__MATERIAL__:
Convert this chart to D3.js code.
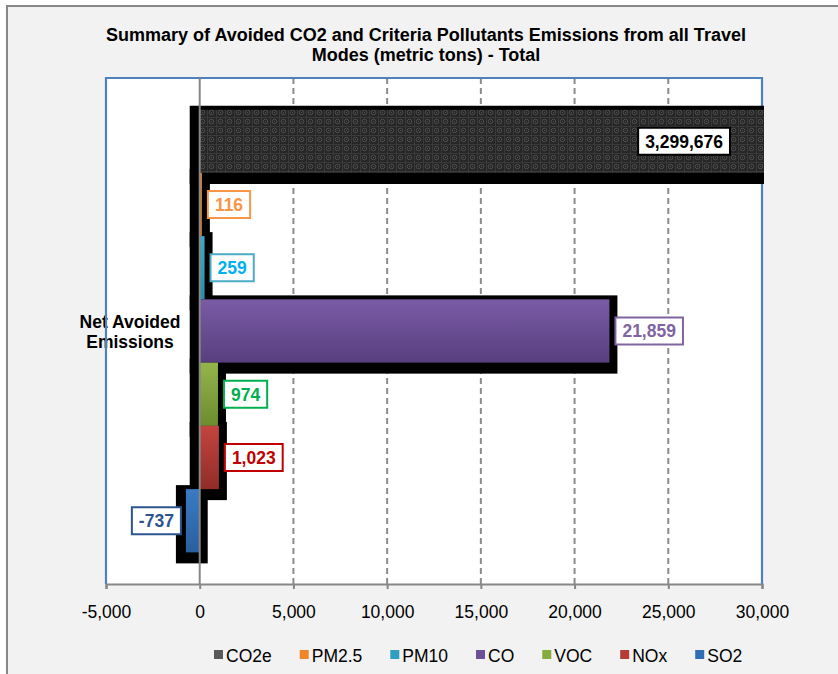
<!DOCTYPE html>
<html>
<head>
<meta charset="utf-8">
<script src="https://cdn.jsdelivr.net/npm/d3@7"></script>
<style>
  html, body { margin: 0; padding: 0; background: #ffffff; }
  svg { display: block; font-family: "Liberation Sans", Arial, sans-serif; }
</style>
</head>
<body>
<svg id="chart" width="838" height="674"></svg>
<script>
// ---- Data ----
const titleLines = ["Summary of Avoided CO2 and Criteria Pollutants Emissions from all Travel", "Modes (metric tons) - Total"];
const categoryLines = ["Net Avoided", "Emissions"];
const series = ["CO2e", "PM2.5", "PM10", "CO", "VOC", "NOx", "SO2"];
const values = [3299676, 116, 259, 21859, 974, 1023, -737];
const xTicks = [-5000, 0, 5000, 10000, 15000, 20000, 25000, 30000];
const xDomain = [-5000, 30000];

// ---- Styles ----
const barTop = ["#2a2a2a", "#f08a30", "#3aa8c8", "#7a5ca6", "#93b54a", "#c4443f", "#3a7bc4"];
const barBottom = ["#2a2a2a", "#d9731c", "#2b8eae", "#583e7e", "#6c8c2e", "#902d29", "#2a5f9f"];
const legendColors = ["#595959", "#f0862a", "#2e9fc0", "#6f4f9a", "#86ac3c", "#b63b37", "#2f6db5"];
const labelText = ["#000000", "#f79646", "#00b0f0", "#8064a2", "#00b050", "#c00000", "#2c5590"];
const labelBorder = ["#000000", "#f79646", "#4bacc6", "#8064a2", "#00b050", "#c00000", "#2c5590"];

const locale = d3.formatLocale({decimal: ".", thousands: ",", grouping: [3], currency: ["$", ""], minus: "-"});
const fmt = locale.format(",");

const svg = d3.select("#chart");
const W = 838, H = 674;
const plot = {left: 106, right: 762, top: 78, bottom: 584};

// chart frame
svg.append("rect").attr("x", 7).attr("y", 6).attr("width", W).attr("height", H)
  .attr("fill", "#f2f2f2").attr("stroke", "#878787").attr("stroke-width", 2);

// title
const title = svg.append("text").attr("text-anchor", "middle").attr("font-weight", "bold")
  .attr("font-size", 18).attr("fill", "#000");
titleLines.forEach((t, i) => {
  title.append("tspan").attr("x", 426).attr("y", 41 + i * 20).text(t);
});

const x = d3.scaleLinear().domain(xDomain).range([plot.left, plot.right]);
const y = d3.scaleBand().domain(series).range([plot.top, plot.bottom]).paddingOuter(0.5).paddingInner(0);

// plot area
svg.append("rect").attr("x", plot.left).attr("y", plot.top)
  .attr("width", plot.right - plot.left).attr("height", plot.bottom - plot.top).attr("fill", "#ffffff");

// gridlines
svg.append("g").selectAll("line")
  .data(xTicks.filter(t => t !== 0 && t !== xDomain[0] && t !== xDomain[1]))
  .join("line")
  .attr("x1", d => x(d)).attr("x2", d => x(d))
  .attr("y1", plot.top).attr("y2", plot.bottom)
  .attr("stroke", "#8c8c8c").attr("stroke-width", 2).attr("stroke-dasharray", "6,4");

// defs: pattern + gradients + clip
const defs = svg.append("defs");
const pat = defs.append("pattern").attr("id", "co2pat").attr("patternUnits", "userSpaceOnUse")
  .attr("width", 9).attr("height", 9);
pat.append("rect").attr("width", 9).attr("height", 9).attr("fill", "#262626");
pat.append("circle").attr("cx", 4.5).attr("cy", 4.5).attr("r", 2.3).attr("fill", "none")
  .attr("stroke", "#4d4d4d").attr("stroke-width", 1);
pat.append("path").attr("d", "M0,0.5H9M0.5,0V9").attr("stroke", "#3a3a3a").attr("stroke-width", 1);
pat.append("rect").attr("x", 4).attr("y", 4).attr("width", 1).attr("height", 1).attr("fill", "#555");

series.forEach((s, i) => {
  const g = defs.append("linearGradient").attr("id", "grad" + i)
    .attr("x1", 0).attr("y1", 0).attr("x2", 0).attr("y2", 1);
  g.append("stop").attr("offset", "0%").attr("stop-color", barTop[i]);
  g.append("stop").attr("offset", "100%").attr("stop-color", barBottom[i]);
});
defs.append("clipPath").attr("id", "plotclip").append("rect")
  .attr("x", plot.left).attr("y", plot.top - 2).attr("width", plot.right - plot.left + 2)
  .attr("height", plot.bottom - plot.top + 2);

const data = series.map((s, i) => ({s, v: values[i], i}));

// category label
const cat = svg.append("text").attr("text-anchor", "middle").attr("font-weight", "bold")
  .attr("font-size", 17.5).attr("fill", "#000");
categoryLines.forEach((t, i) => {
  cat.append("tspan").attr("x", 130).attr("y", 328 + i * 20).text(t);
});

// plot border (left, top, right)
svg.append("path")
  .attr("d", `M${plot.left},${plot.bottom}V${plot.top}H${plot.right}V${plot.bottom}`)
  .attr("fill", "none").attr("stroke", "#4f81bd").attr("stroke-width", 2.2);

const bars = svg.append("g").attr("clip-path", "url(#plotclip)");
// black glow behind bars
bars.selectAll("rect.glow").data(data).join("rect").attr("class", "glow")
  .attr("x", d => Math.min(x(0), x(d.v)) - 10)
  .attr("y", d => y(d.s) - 4)
  .attr("width", d => Math.abs(x(d.v) - x(0)) + 18)
  .attr("height", y.bandwidth() + 15)
  .attr("fill", "#000");

// bar fills
bars.selectAll("rect.bar").data(data).join("rect").attr("class", "bar")
  .attr("x", d => Math.min(x(0), x(d.v)))
  .attr("y", d => y(d.s))
  .attr("width", d => Math.max(1.5, Math.abs(x(d.v) - x(0))))
  .attr("height", y.bandwidth())
  .attr("fill", d => d.i === 0 ? "url(#co2pat)" : `url(#grad${d.i})`);

// zero line
svg.append("line").attr("x1", x(0)).attr("x2", x(0)).attr("y1", plot.top).attr("y2", plot.bottom)
  .attr("stroke", "#878787").attr("stroke-width", 2);

// x axis
const axis = svg.append("g").attr("transform", `translate(0,${plot.bottom})`)
  .call(d3.axisBottom(x).tickValues(xTicks).tickFormat(fmt).tickSize(5).tickPadding(17));
axis.select(".domain").attr("stroke", "#878787").attr("stroke-width", 2.2);
axis.selectAll(".tick line").attr("stroke", "#878787").attr("stroke-width", 2);
axis.selectAll(".tick text").attr("font-size", 17.5).attr("fill", "#000")
  .attr("font-family", '"Liberation Sans", Arial, sans-serif');

// data labels
const labels = svg.append("g");
data.forEach(d => {
  const g = labels.append("g");
  const t = g.append("text").attr("font-weight", "bold").attr("font-size", 17.5)
    .attr("fill", labelText[d.i]).text(fmt(d.v));
  const tw = t.node().getComputedTextLength();
  const bw = tw + 14, bh = 27;
  let left;
  const end = x(d.v);
  if (end > plot.right) left = plot.right - 32 - bw;
  else if (d.v >= 0) left = end + 6;
  else left = end - 5 - bw;
  const cy = y(d.s) + y.bandwidth() / 2;
  g.insert("rect", "text").attr("x", left).attr("y", cy - bh / 2).attr("width", bw).attr("height", bh)
    .attr("fill", "#fff").attr("stroke", labelBorder[d.i]).attr("stroke-width", 2);
  t.attr("x", left + 7).attr("y", cy + 6.3);
});

// legend
const legend = svg.append("g");
let lx = 214;
series.forEach((s, i) => {
  legend.append("rect").attr("x", lx).attr("y", 650).attr("width", 9).attr("height", 9)
    .attr("fill", legendColors[i]);
  const t = legend.append("text").attr("x", lx + 12).attr("y", 662).attr("font-size", 17.5)
    .attr("fill", "#000").text(s);
  lx = lx + 12 + t.node().getComputedTextLength() + 28;
});
</script>
</body>
</html>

__WORK TO COMPLETE__: Transcribe the full listing character for character. Pictures are excluded.

__RESPONSE TO THE EXERCISE__:
Convert this chart to D3.js code.
<!DOCTYPE html>
<html>
<head>
<meta charset="utf-8">
<script src="https://cdn.jsdelivr.net/npm/d3@7"></script>
<style>
  html, body { margin: 0; padding: 0; background: #ffffff; }
  svg { display: block; font-family: "Liberation Sans", Arial, sans-serif; }
</style>
</head>
<body>
<svg id="chart" width="838" height="674"></svg>
<script>
// ---- Data ----
const titleLines = ["Summary of Avoided CO2 and Criteria Pollutants Emissions from all Travel", "Modes (metric tons) - Total"];
const categoryLines = ["Net Avoided", "Emissions"];
const series = ["CO2e", "PM2.5", "PM10", "CO", "VOC", "NOx", "SO2"];
const values = [3299676, 116, 259, 21859, 974, 1023, -737];
const xTicks = [-5000, 0, 5000, 10000, 15000, 20000, 25000, 30000];
const xDomain = [-5000, 30000];

// ---- Styles ----
const barTop = ["#2a2a2a", "#f08a30", "#3aa8c8", "#7a5ca6", "#93b54a", "#c4443f", "#3a7bc4"];
const barBottom = ["#2a2a2a", "#d9731c", "#2b8eae", "#583e7e", "#6c8c2e", "#902d29", "#2a5f9f"];
const legendColors = ["#595959", "#f0862a", "#2e9fc0", "#6f4f9a", "#86ac3c", "#b63b37", "#2f6db5"];
const labelText = ["#000000", "#f79646", "#00b0f0", "#8064a2", "#00b050", "#c00000", "#2c5590"];
const labelBorder = ["#000000", "#f79646", "#4bacc6", "#8064a2", "#00b050", "#c00000", "#2c5590"];

const locale = d3.formatLocale({decimal: ".", thousands: ",", grouping: [3], currency: ["$", ""], minus: "-"});
const fmt = locale.format(",");

const svg = d3.select("#chart");
const W = 838, H = 674;
const plot = {left: 106, right: 762, top: 78, bottom: 584};

// chart frame
svg.append("rect").attr("x", 7).attr("y", 6).attr("width", W).attr("height", H)
  .attr("fill", "#f2f2f2").attr("stroke", "#878787").attr("stroke-width", 2);

// title
const title = svg.append("text").attr("text-anchor", "middle").attr("font-weight", "bold")
  .attr("font-size", 18).attr("fill", "#000");
titleLines.forEach((t, i) => {
  title.append("tspan").attr("x", 426).attr("y", 41 + i * 20).text(t);
});

const x = d3.scaleLinear().domain(xDomain).range([plot.left, plot.right]);
const y = d3.scaleBand().domain(series).range([plot.top, plot.bottom]).paddingOuter(0.5).paddingInner(0);

// plot area
svg.append("rect").attr("x", plot.left).attr("y", plot.top)
  .attr("width", plot.right - plot.left).attr("height", plot.bottom - plot.top).attr("fill", "#ffffff");

// gridlines
svg.append("g").selectAll("line")
  .data(xTicks.filter(t => t !== 0 && t !== xDomain[0] && t !== xDomain[1]))
  .join("line")
  .attr("x1", d => x(d)).attr("x2", d => x(d))
  .attr("y1", plot.top).attr("y2", plot.bottom)
  .attr("stroke", "#8c8c8c").attr("stroke-width", 2).attr("stroke-dasharray", "6,4");

// defs: pattern + gradients + clip
const defs = svg.append("defs");
const pat = defs.append("pattern").attr("id", "co2pat").attr("patternUnits", "userSpaceOnUse")
  .attr("width", 9).attr("height", 9);
pat.append("rect").attr("width", 9).attr("height", 9).attr("fill", "#262626");
pat.append("circle").attr("cx", 4.5).attr("cy", 4.5).attr("r", 2.3).attr("fill", "none")
  .attr("stroke", "#4d4d4d").attr("stroke-width", 1);
pat.append("path").attr("d", "M0,0.5H9M0.5,0V9").attr("stroke", "#3a3a3a").attr("stroke-width", 1);
pat.append("rect").attr("x", 4).attr("y", 4).attr("width", 1).attr("height", 1).attr("fill", "#555");

series.forEach((s, i) => {
  const g = defs.append("linearGradient").attr("id", "grad" + i)
    .attr("x1", 0).attr("y1", 0).attr("x2", 0).attr("y2", 1);
  g.append("stop").attr("offset", "0%").attr("stop-color", barTop[i]);
  g.append("stop").attr("offset", "100%").attr("stop-color", barBottom[i]);
});
defs.append("clipPath").attr("id", "plotclip").append("rect")
  .attr("x", plot.left).attr("y", plot.top - 2).attr("width", plot.right - plot.left + 2)
  .attr("height", plot.bottom - plot.top + 2);

const data = series.map((s, i) => ({s, v: values[i], i}));

// category label
const cat = svg.append("text").attr("text-anchor", "middle").attr("font-weight", "bold")
  .attr("font-size", 17.5).attr("fill", "#000");
categoryLines.forEach((t, i) => {
  cat.append("tspan").attr("x", 130).attr("y", 328 + i * 20).text(t);
});

// plot border (left, top, right)
svg.append("path")
  .attr("d", `M${plot.left},${plot.bottom}V${plot.top}H${plot.right}V${plot.bottom}`)
  .attr("fill", "none").attr("stroke", "#4f81bd").attr("stroke-width", 2.2);

const bars = svg.append("g").attr("clip-path", "url(#plotclip)");
// black glow behind bars
bars.selectAll("rect.glow").data(data).join("rect").attr("class", "glow")
  .attr("x", d => Math.min(x(0), x(d.v)) - 10)
  .attr("y", d => y(d.s) - 4)
  .attr("width", d => Math.abs(x(d.v) - x(0)) + 18)
  .attr("height", y.bandwidth() + 15)
  .attr("fill", "#000");

// bar fills
bars.selectAll("rect.bar").data(data).join("rect").attr("class", "bar")
  .attr("x", d => Math.min(x(0), x(d.v)))
  .attr("y", d => y(d.s))
  .attr("width", d => Math.max(1.5, Math.abs(x(d.v) - x(0))))
  .attr("height", y.bandwidth())
  .attr("fill", d => d.i === 0 ? "url(#co2pat)" : `url(#grad${d.i})`);

// zero line
svg.append("line").attr("x1", x(0)).attr("x2", x(0)).attr("y1", plot.top).attr("y2", plot.bottom)
  .attr("stroke", "#878787").attr("stroke-width", 2);

// x axis
const axis = svg.append("g").attr("transform", `translate(0,${plot.bottom})`)
  .call(d3.axisBottom(x).tickValues(xTicks).tickFormat(fmt).tickSize(5).tickPadding(17));
axis.select(".domain").attr("stroke", "#878787").attr("stroke-width", 2.2);
axis.selectAll(".tick line").attr("stroke", "#878787").attr("stroke-width", 2);
axis.selectAll(".tick text").attr("font-size", 17.5).attr("fill", "#000")
  .attr("font-family", '"Liberation Sans", Arial, sans-serif');

// data labels
const labels = svg.append("g");
data.forEach(d => {
  const g = labels.append("g");
  const t = g.append("text").attr("font-weight", "bold").attr("font-size", 17.5)
    .attr("fill", labelText[d.i]).text(fmt(d.v));
  const tw = t.node().getComputedTextLength();
  const bw = tw + 14, bh = 27;
  let left;
  const end = x(d.v);
  if (end > plot.right) left = plot.right - 32 - bw;
  else if (d.v >= 0) left = end + 6;
  else left = end - 5 - bw;
  const cy = y(d.s) + y.bandwidth() / 2;
  g.insert("rect", "text").attr("x", left).attr("y", cy - bh / 2).attr("width", bw).attr("height", bh)
    .attr("fill", "#fff").attr("stroke", labelBorder[d.i]).attr("stroke-width", 2);
  t.attr("x", left + 7).attr("y", cy + 6.3);
});

// legend
const legend = svg.append("g");
let lx = 214;
series.forEach((s, i) => {
  legend.append("rect").attr("x", lx).attr("y", 650).attr("width", 9).attr("height", 9)
    .attr("fill", legendColors[i]);
  const t = legend.append("text").attr("x", lx + 12).attr("y", 662).attr("font-size", 17.5)
    .attr("fill", "#000").text(s);
  lx = lx + 12 + t.node().getComputedTextLength() + 28;
});
</script>
</body>
</html>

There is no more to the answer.